Board Members Advocate Moving Up Construction of 13th High School

| November 21, 2012 | 0 Comments | Education

Gil Trenum is interested in moving up the date for the construction of the new Western Prince William County high school.

Brentsville District Representative Gil Trenum proposed expediting the construction of the 13th high school from 2019 to 2017, saying that it would to provide much needed relief to the Brentsville and Gainesville districts.

A non-televised work session of the Prince William County School Board late Tuesday evening was called by Trenum to discuss rearranging the Capital Improvement Plan (CIP) for the next seven years to address the overcrowding at Patriot and Battlefield high schools.

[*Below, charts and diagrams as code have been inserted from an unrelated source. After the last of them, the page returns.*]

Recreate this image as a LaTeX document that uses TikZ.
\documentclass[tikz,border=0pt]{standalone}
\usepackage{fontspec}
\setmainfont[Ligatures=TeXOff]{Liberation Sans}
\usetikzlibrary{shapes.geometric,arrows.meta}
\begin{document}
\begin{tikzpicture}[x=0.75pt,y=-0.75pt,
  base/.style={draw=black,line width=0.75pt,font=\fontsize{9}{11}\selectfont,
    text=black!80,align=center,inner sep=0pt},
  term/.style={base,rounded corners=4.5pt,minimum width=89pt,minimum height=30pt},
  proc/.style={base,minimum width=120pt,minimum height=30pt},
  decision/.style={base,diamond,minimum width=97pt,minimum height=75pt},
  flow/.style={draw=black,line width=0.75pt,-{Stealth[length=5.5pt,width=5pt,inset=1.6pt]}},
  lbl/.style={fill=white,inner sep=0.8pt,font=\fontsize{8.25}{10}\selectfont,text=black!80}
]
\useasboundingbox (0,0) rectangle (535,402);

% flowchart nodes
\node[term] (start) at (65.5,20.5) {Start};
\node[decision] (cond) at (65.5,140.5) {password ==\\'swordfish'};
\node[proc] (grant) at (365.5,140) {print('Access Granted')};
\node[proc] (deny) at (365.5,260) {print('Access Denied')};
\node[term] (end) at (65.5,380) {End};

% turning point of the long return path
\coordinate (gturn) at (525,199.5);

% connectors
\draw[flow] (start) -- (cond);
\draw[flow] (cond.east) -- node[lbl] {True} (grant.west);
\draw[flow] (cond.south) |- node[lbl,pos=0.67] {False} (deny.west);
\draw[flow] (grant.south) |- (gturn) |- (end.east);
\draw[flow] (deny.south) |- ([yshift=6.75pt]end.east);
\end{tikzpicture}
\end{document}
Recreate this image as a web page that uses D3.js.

Both schools are currently over their capacity, and they are expected to become more severely overcrowded in the coming years based solely upon student estimates.

“In regards to overcrowding, not just in the Brentsville District, but in the Gainesville District, we have some substantial crowding issues on the western end of the county. I don’t think we can just fix them with boundary changes” said Trenum. “I just don’t think we can move 500 out of Battlefield, 900 out of Patriot and almost 300 out of Stonewall.”

While Trenum said 6-10 trailers might be reasonable to place at a school, 30, which the schools are expected to need in coming years, are not.

However, according to Trenum, pushing ahead the building of the 13th school would have a positive impact on the entire county, since piggy-backing a new school on the opening of the 12th high school in mid-county would make it easier to redraw districts.

Acknowledging that almost everyone hates redistricting, Trenum asked, “To build a high school in 2016 and a high school in 2019, we’re going to have to do massive shifts. Is there any way we can basically look at doing one set of boundary changes? It’s not optimal, but parents can deal with a non optimal situation when they know there’s a plan.”

Chairman-At-Large Milt Johns supported Trenum’s proposal, saying, “Growth continues to happen on the western end of the county. That’s where we still have over stressed schools. I like having a one-time county-wide boundary adjustment, so all 400,000 people can focus their anger on us at one time.”

School Board member for the Gainesville District, Alyson Satterwhite, agreed with Trenum that something needs to be done to help Battlefield and Patriot deal with overcrowding. She said if building the new high school in 2017 is not the solution, something would still need to be done at accommodate those students such as building annexes.

However, Board members from the eastern end of the county questioned whether moving up the new high school would be equitable, especially since so many new schools, including Patriot and Battlefield, have already been built in western Prince William County.

They voiced their concern that their citizens already feel as though the western end of the county had schools resembling, “Taj Mahals,” while most older eastern schools were neither updated with new facilities nor the latest technology found.

“We need to be mindful that there is a perception out there that the bells and whistles, we find them on the western side of the county,” Coles District Reprentative Dr. Michael Otaigbe said.

In addition, eastern county board members recognized that building another $100 million high school would delay many of their projects to build new elementary and middle schools, as well as updating their older high schools.

New Occoquan Board member Lillie Jessie, a former school principal, questioned when reducing class sizes would become a priority. She also alluded to rumors that one of the new schools would have a “swimming pool” as an example of over spending.

Potomac District Board Representative Betty Covington acknowledged that new schools should be modern facilities; however, older schools require updating as well.

Though School Board members continued to refer to the economic troubles in the county, Associate Superintendent for Finance & Support Services Dave Cline pointed out that Prince William County was faring much better than the majority of the nation and are Prince William County residents in favor of building new schools?

The matter was ultimately not decided late Tuesday evening, but the issue is on the agenda to be discussed at a second work session scheduled for December.